16 And also this is a sore evil, that in all points as he came, so must he go: and what profit hath he that hath toiled for the wind?
Daarom is dit ook een kwaad, dat krankheid aanbrengt; dat hij in alle manier, gelijk hij gekomen is, alzo heengaat; en wat voordeel is het hem, dat hij in den wind gearbeid heeft?
17 All his days also had he to eat in darkness, and hath had much vexation and wrath with his sickness.
Dat hij ook alle dagen in duisternis gegeten heeft; en dat hij veel verdriets gehad heeft, ook zijn krankheid, en onstuimigen toorn?
18 Behold, what I have truly seen as a good thing, that it is fitting to eat and to drink, and to enjoy the good of all one's toil that he taketh under the sun the number of the days of his life, which God hath given him; for this is his portion.
Ziet, wat ik gezien heb, een goede zaak, die schoon is: te eten en te drinken, en te genieten het goede van al zijn arbeid, die hij bearbeid heeft onder de zon, gedurende het getal der dagen zijns levens, hetwelk God hem geeft; want dat is zijn deel.

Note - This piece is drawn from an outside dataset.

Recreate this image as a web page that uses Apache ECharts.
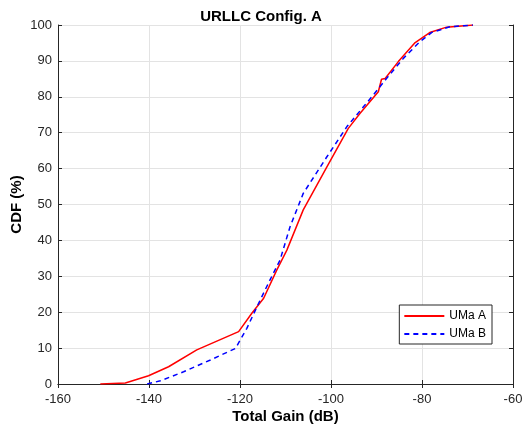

19 Also every man to whom God hath given riches and property, and hath given him power to eat thereof, and to take his portion, and to rejoice in his toil— this is the gift of God.
Ook een iegelijk mens, aan denwelken God rijkdom en goederen gegeven heeft, en Hij geeft hem de macht, om daarvan te eten, en om zijn deel te nemen, en om zich te verheugen van zijn arbeid, datzelve is een gave van God.
20 Let him then remember, that the days of his life are not many, that God hath answered him with the joy of his heart.
Want hij zal niet veel gedenken aan de dagen zijns levens, dewijl hem God hem verhoort in de blijdschap zijns harten.